Наши приготовления стали очень захватывающими для меня, после того, как я узнал окончательную цель нашего путешествия. Бывали случаи, когда люди явно пытались у меня выяснить, что мы собираемся делать. Некоторые что-то подозревали и не верили, что мы просто хотим переехать в Амурский район. Они чувствовали, как и я, до того, как я узнал про наши планы, что такой переезд не имеет смысла.

Однажды наш сосед, господин Классен, пришел к нам домой. Наши родители куда-то ушли, а я только что вернулся после того, как разносил объявления в русскую деревню о нашем аукционе. Я собирался делать свои дела, когда он зашел в комнату. Он сказал: «Ну, что, Джон, на самом деле вы собираетесь поехать в Америку, да?»

Я посмотрел на него непонимающим взглядом и сказал: «Нет. Мы едем на Амур».

Он продолжал расспрашивать меня и давить на меня. В конце концов он хотел заключить со мной пари и сказал: «Спорим, что я приеду в Америку быстрее вас, только я поеду законным путем, а вы едете незаконным путем».

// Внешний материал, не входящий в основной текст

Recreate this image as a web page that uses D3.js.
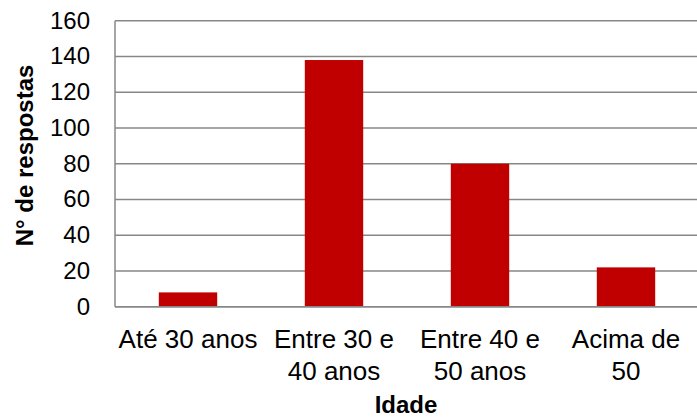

Я сразу не понял, но отлично понимаю сейчас, что это была очень хитроумная атака. Он знал, что обычно я всегда был готов поспорить. Я мог бы сказать: «Спорим, что мы приедем туда первыми!» Но я сдержался.

Оглядываясь назад, я верю, что рука Господня была на мне в тот момент. Я просто сказал: «Извините, господин Классен, но мне нужно работать».

Я оставил его стоять в одиночестве и не выдал наш секрет. Но этот же самый человек снова приставал ко мне позже. Однажды он сказал деревенскому старосте, что какие-то мальчишки подшутили над ним. Это было обычным делом, так как были ребята, которые любили проказничать и шутить над разными людьми. Санки господина Классена взяли и подвесили на дереве так, чтобы он не мог их достать. Он сказал мне, что он проследит за тем, чтобы я остался и не уехал вместе с моей семьей. Мальчиков вызвали в деревенское правление, (которое находилось у нас дома), и допросили. К счастью, я не участвовал в этом деле с другими мальчиками, так что с меня сняли подозрение.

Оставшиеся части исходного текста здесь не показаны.